Stuff I Like: Cliff Notes for Cooking

My husband grew up in a home where meatloaf was on Monday night, fried chicken was Tuesday night and so on. This certainly simplifies things, but I prefer a little more variation. I generally enjoy cooking and have shelves full of cookbooks and recipes torn from magazines at the ready to give a try.

Preparing a wide range of dishes has produced a family of adventurous and game eaters. But in deviating from the safety of a recurring weekly menu I have had to come up with a couple of rules to guide the selection process so that I don’t start to hate making dinner.

My first rule is ironclad. If a recipe isn’t a homerun it gets trashed. I have made some real miscalculations. Like the time I served seviche, when no one was ready for raw fish. Or the marinated chicken that sounded delicious but was impossibly bland. I have made many dishes that only I love. Which is fine, but until the day comes that I am cooking for one, it is much easier to shoot for something with wider appeal.

Another thing I do that has come in remarkably handy is to jot down notes on the recipe as I am cooking. As silly as it sounds, I have found it extremely helpful to spy in the margin, “super easy. everyone loves. add more veggies” or “double the marinade. best with brown rice”.

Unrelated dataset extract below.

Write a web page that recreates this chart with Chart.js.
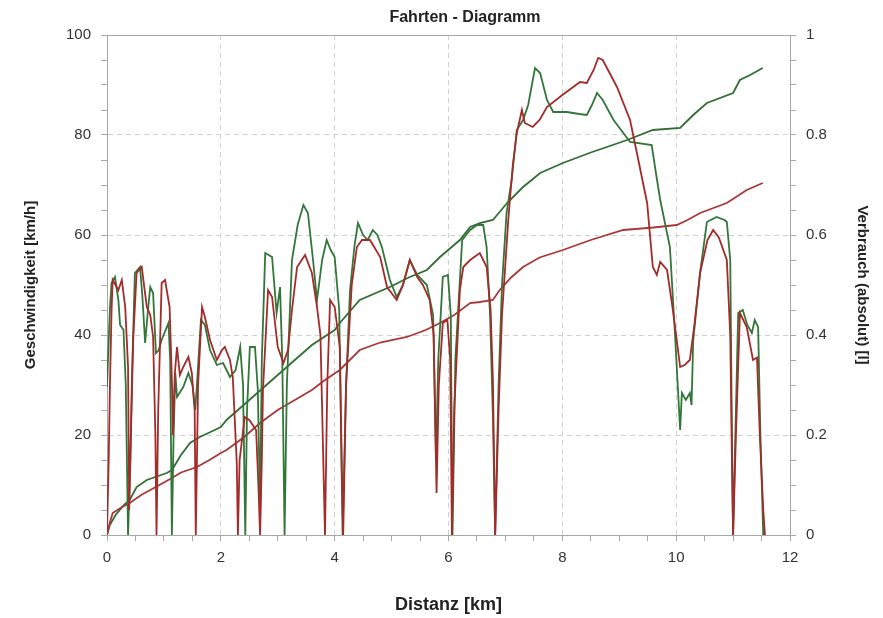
<!DOCTYPE html>
<html lang="de">
<head>
  <meta charset="UTF-8">
  <title>Fahrten - Diagramm</title>
  <script src="https://cdn.jsdelivr.net/npm/chart.js"></script>
  <style>
    body {
      margin: 0;
      padding: 0;
      background-color: #fff;
    }
    #wrap {
      width: 883px;
      height: 618px;
    }
  </style>
</head>
<body>
  <div id="wrap"><canvas id="chart" width="883" height="618"></canvas></div>
  <script>
    // Geschwindigkeit gruen (km, km/h)
    const greenSpeedKm = [0.00,0.05,0.08,0.14,0.20,0.23,0.29,0.33,0.37,0.41,0.44,0.49,0.58,0.62,0.67,0.72,0.76,0.81,0.86,0.91,0.96,1.08,1.11,1.14,1.17,1.20,1.23,1.34,1.43,1.50,1.55,1.58,1.65,1.72,1.81,1.93,2.04,2.16,2.26,2.34,2.39,2.43,2.46,2.51,2.60,2.65,2.69,2.72,2.78,2.90,2.98,3.04,3.08,3.12,3.16,3.25,3.35,3.45,3.53,3.62,3.69,3.78,3.86,3.93,4.00,4.08,4.14,4.20,4.27,4.35,4.41,4.50,4.58,4.67,4.75,4.83,4.97,5.09,5.20,5.32,5.45,5.62,5.73,5.78,5.82,5.90,5.99,6.04,6.07,6.12,6.24,6.38,6.50,6.61,6.67,6.73,6.78,6.82,6.88,6.94,7.02,7.11,7.20,7.31,7.40,7.52,7.61,7.73,7.84,8.08,8.30,8.43,8.52,8.61,8.71,8.90,9.19,9.57,9.65,9.72,9.89,9.98,10.07,10.10,10.17,10.24,10.27,10.30,10.42,10.54,10.71,10.85,10.89,10.95,10.98,11.00,11.05,11.09,11.17,11.25,11.33,11.38,11.44,11.48,11.53];
    const greenSpeed = [29.6,45,50.4,51.6,47,42,41,30,0,15,32.4,52.4,53.6,48,38.4,45,49.6,48.4,36.4,37,39,42.4,35,0,20,32.4,27.6,29.6,32.4,30,25,30,43,42,37,34,34.4,31.6,33,37.6,30,0,25,37.6,37.6,29,5,35,56.4,55.6,44.4,49.6,35,0,30,55,62,66,64.4,55,47,55,59,57,55.6,45,0,30,49,58,62.4,60,59,61,60,57.6,51,47.6,50,55,52,50,44,15,35,51.6,52,44,0,35,59,61,62,62,57.6,44,24,0,30,50,64.4,71,81,83,86,93.4,92.4,87,84.6,84.6,84.2,84,86,88.4,87,83,78.6,78,72,67,57.6,40,21,28.4,27,28.4,26,39,52.4,62.6,63.6,63,62.6,55,20,0,25,44.4,45,42,40.4,43,41.6,20,0];

    // Geschwindigkeit rot (km, km/h)
    const redSpeedKm = [0.00,0.03,0.05,0.08,0.10,0.20,0.26,0.32,0.37,0.39,0.42,0.46,0.52,0.61,0.70,0.76,0.81,0.85,0.87,0.90,0.96,1.02,1.10,1.14,1.16,1.19,1.23,1.28,1.34,1.43,1.49,1.54,1.56,1.60,1.67,1.72,1.81,1.93,2.02,2.07,2.16,2.21,2.28,2.30,2.33,2.42,2.50,2.62,2.66,2.69,2.72,2.74,2.83,2.90,3.00,3.10,3.18,3.25,3.34,3.48,3.60,3.69,3.75,3.81,3.83,3.87,3.92,4.00,4.09,4.13,4.15,4.20,4.30,4.39,4.48,4.62,4.80,4.92,5.09,5.20,5.32,5.45,5.55,5.67,5.74,5.79,5.83,5.90,5.98,6.03,6.06,6.10,6.20,6.26,6.38,6.55,6.67,6.74,6.78,6.82,6.88,6.94,7.05,7.13,7.20,7.29,7.34,7.48,7.60,7.73,8.00,8.31,8.43,8.55,8.63,8.71,8.96,9.19,9.31,9.49,9.59,9.66,9.72,9.84,9.93,10.01,10.07,10.15,10.24,10.32,10.42,10.55,10.65,10.75,10.89,10.95,10.98,11.00,11.05,11.12,11.24,11.35,11.42,11.47,11.50,11.53,11.56];
    const redSpeed = [0.4,15,29,45,51,49,51,45.6,33.6,5,20,39,52.4,53.6,45.6,44,39.6,20,0,25,50.4,51,45.6,31,20,32,37.6,32,33.6,35.6,32.4,25,0,30,45.6,43.6,39,35,37,37.6,35,31.6,14.4,0,15,23.6,23,21,10,0,15,29,49,47.6,37.6,34.4,37,45,53.6,56,52.4,45.6,40,10,0,30,47,45.6,37.6,10,0,30,50,57.6,59,59,55.6,49.6,47,50,55,51.6,50,47,40,8.4,30,42.4,43,35,0,25,49,53.6,55,56.4,53.6,45,31,0,25,44,63,74,80.4,85,82.4,81.6,83,85.6,88,90.6,90.4,93,95.4,95,89.6,83,76.4,66.4,53.6,52,54.6,53,46,39,33.6,34,35,42,52.4,59,61,59.5,55,40,15,0,20,44.4,41.6,35,35.5,20,12.4,5,0];

    // Verbrauch gruen (km, l)
    const greenFuelKm = [0.00,0.05,0.15,0.30,0.40,0.52,0.70,0.90,1.05,1.14,1.30,1.46,1.63,1.80,2.00,2.10,2.30,2.50,2.70,3.00,3.30,3.60,4.00,4.09,4.44,4.97,5.30,5.62,5.85,6.20,6.38,6.55,6.78,7.03,7.30,7.61,8.01,8.50,9.14,9.59,10.07,10.30,10.54,11.00,11.12,11.30,11.52];
    const greenFuel = [0,0.02,0.04,0.06,0.07,0.096,0.11,0.118,0.124,0.13,0.16,0.184,0.196,0.205,0.216,0.23,0.25,0.27,0.29,0.32,0.35,0.38,0.41,0.424,0.47,0.496,0.515,0.53,0.556,0.59,0.616,0.624,0.63,0.664,0.695,0.724,0.744,0.765,0.79,0.81,0.814,0.84,0.864,0.884,0.91,0.92,0.934];

    // Verbrauch rot (km, l)
    const redFuelKm = [0.00,0.05,0.10,0.25,0.40,0.60,0.76,1.00,1.14,1.30,1.58,1.80,2.00,2.10,2.40,2.70,3.00,3.30,3.60,3.83,4.09,4.44,4.80,5.27,5.60,5.85,6.10,6.38,6.55,6.78,6.90,7.10,7.31,7.60,8.01,8.50,9.07,9.60,10.01,10.20,10.42,10.89,11.24,11.52];
    const redFuel = [0,0.025,0.044,0.055,0.064,0.08,0.09,0.105,0.114,0.125,0.136,0.15,0.164,0.17,0.195,0.225,0.25,0.27,0.29,0.31,0.33,0.37,0.385,0.396,0.41,0.424,0.44,0.464,0.466,0.47,0.49,0.515,0.536,0.555,0.57,0.59,0.61,0.615,0.62,0.63,0.644,0.664,0.69,0.704];

    const xTicksMajor = [0, 2, 4, 6, 8, 10, 12];
    const speedTicksMajor = [0, 20, 40, 60, 80, 100];
    const fuelTicksMajor = ['0', '0.2', '0.4', '0.6', '0.8', '1'];

    function pairs(xs, ys) {
      return xs.map((x, i) => ({ x: x, y: ys[i] }));
    }

    const fontFam = "'Liberation Sans', Arial, sans-serif";
    const axisGrey = '#a8a8a8';
    const gridGrey = '#d0d0d0';

    // Rahmen oben + Titel
    const framePlugin = {
      id: 'frame',
      afterDraw(chart) {
        const { ctx, chartArea } = chart;
        ctx.save();
        ctx.strokeStyle = axisGrey;
        ctx.lineWidth = 1;
        ctx.beginPath();
        ctx.moveTo(chartArea.left, chartArea.top + 0.5);
        ctx.lineTo(chartArea.right, chartArea.top + 0.5);
        ctx.stroke();
        ctx.fillStyle = '#222';
        ctx.font = 'bold 16px ' + fontFam;
        ctx.textAlign = 'center';
        ctx.textBaseline = 'middle';
        ctx.fillText('Fahrten - Diagramm', 465, 18);
        ctx.restore();
      }
    };

    const ctx = document.getElementById('chart').getContext('2d');
    new Chart(ctx, {
      type: 'line',
      data: {
        datasets: [
          {
            label: 'Geschwindigkeit rot',
            data: pairs(redSpeedKm, redSpeed),
            borderColor: 'rgb(165, 42, 42)',
            borderWidth: 1.8,
            yAxisID: 'y'
          },
          {
            label: 'Geschwindigkeit grün',
            data: pairs(greenSpeedKm, greenSpeed),
            borderColor: 'rgb(50, 118, 58)',
            borderWidth: 1.8,
            yAxisID: 'y'
          },
          {
            label: 'Verbrauch rot',
            data: pairs(redFuelKm, redFuel),
            borderColor: 'rgb(170, 55, 55)',
            borderWidth: 1.8,
            yAxisID: 'y1'
          },
          {
            label: 'Verbrauch grün',
            data: pairs(greenFuelKm, greenFuel),
            borderColor: 'rgb(48, 110, 52)',
            borderWidth: 1.8,
            yAxisID: 'y1'
          }
        ]
      },
      options: {
        responsive: false,
        animation: false,
        elements: {
          point: { radius: 0 },
          line: { tension: 0 }
        },
        layout: { padding: { top: 35, left: 0, right: 0, bottom: 0 } },
        plugins: {
          legend: { display: false },
          tooltip: { enabled: false },
          title: { display: false }
        },
        scales: {
          x: {
            type: 'linear',
            min: 0,
            max: 12,
            afterFit(scale) { scale.height = 83; },
            ticks: {
              stepSize: 0.5,
              autoSkip: false,
              maxRotation: 0,
              padding: 8,
              color: '#333',
              font: { family: fontFam, size: 15 },
              callback: (v) => xTicksMajor.includes(v) ? String(v) : ''
            },
            grid: {
              color: (c) => (c.tick && xTicksMajor.includes(c.tick.value)) ? gridGrey : 'rgba(0,0,0,0)',
              tickColor: axisGrey,
              tickLength: 6
            },
            border: { color: axisGrey, dash: [5, 4] },
            title: {
              display: true,
              text: 'Distanz [km]',
              color: '#222',
              font: { family: fontFam, size: 18, weight: 'bold' },
              padding: { top: 0, bottom: 2 }
            }
          },
          y: {
            position: 'left',
            min: 0,
            max: 100,
            afterFit(scale) { scale.width = 107; },
            ticks: {
              stepSize: 5,
              autoSkip: false,
              padding: 10,
              color: '#333',
              font: { family: fontFam, size: 15 },
              callback: (v) => speedTicksMajor.includes(v) ? String(v) : ''
            },
            grid: {
              color: (c) => (c.tick && speedTicksMajor.includes(c.tick.value)) ? gridGrey : 'rgba(0,0,0,0)',
              tickColor: axisGrey,
              tickLength: 6
            },
            border: { color: axisGrey, dash: [5, 4] },
            title: {
              display: true,
              text: 'Geschwindigkeit [km/h]',
              color: '#222',
              font: { family: fontFam, size: 15, weight: 'bold' },
              padding: { top: 22, bottom: 0 }
            }
          },
          y1: {
            position: 'right',
            min: 0,
            max: 1,
            afterFit(scale) { scale.width = 93; },
            ticks: {
              stepSize: 0.05,
              autoSkip: false,
              padding: 10,
              color: '#333',
              font: { family: fontFam, size: 15 },
              callback: (v) => {
                const r = Math.round(v * 100);
                return r % 20 === 0 ? fuelTicksMajor[r / 20] : '';
              }
            },
            grid: {
              drawOnChartArea: false,
              tickColor: axisGrey,
              tickLength: 6
            },
            border: { color: axisGrey },
            title: {
              display: true,
              text: 'Verbrauch (absolut) [l]',
              color: '#222',
              font: { family: fontFam, size: 15, weight: 'bold' },
              padding: { top: 12, bottom: 0 }
            }
          }
        }
      },
      plugins: [framePlugin]
    });
  </script>
</body>
</html>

I have these little notes on many of the recipes torn from the pages of Cooking Light or yanked from the newspaper. But it took me a lot longer to actually write in my cookbooks. It felt as if I was defacing them, perhaps a holdover from school days when it was big trouble to write in textbooks.

But little reminders here are probably the most helpful because it is hard to remember just which chicken dish it was that we all liked among a sea of choices in The Joy of Cooking. I have even taken to writing down the name and page number of the ones I love on that blank page at the end of the book. My own index of family hits. Super nerdy, I know. But super helpful, too.

It is stuff like this that I should probably never admit to doing. Really, what could be less cool. But it is the little things that really expedite the making of a satisfying meal and help keep cooking healthy, interesting dishes more of a pleasure than a chore, which works for me.  Even if I am a world class nerd.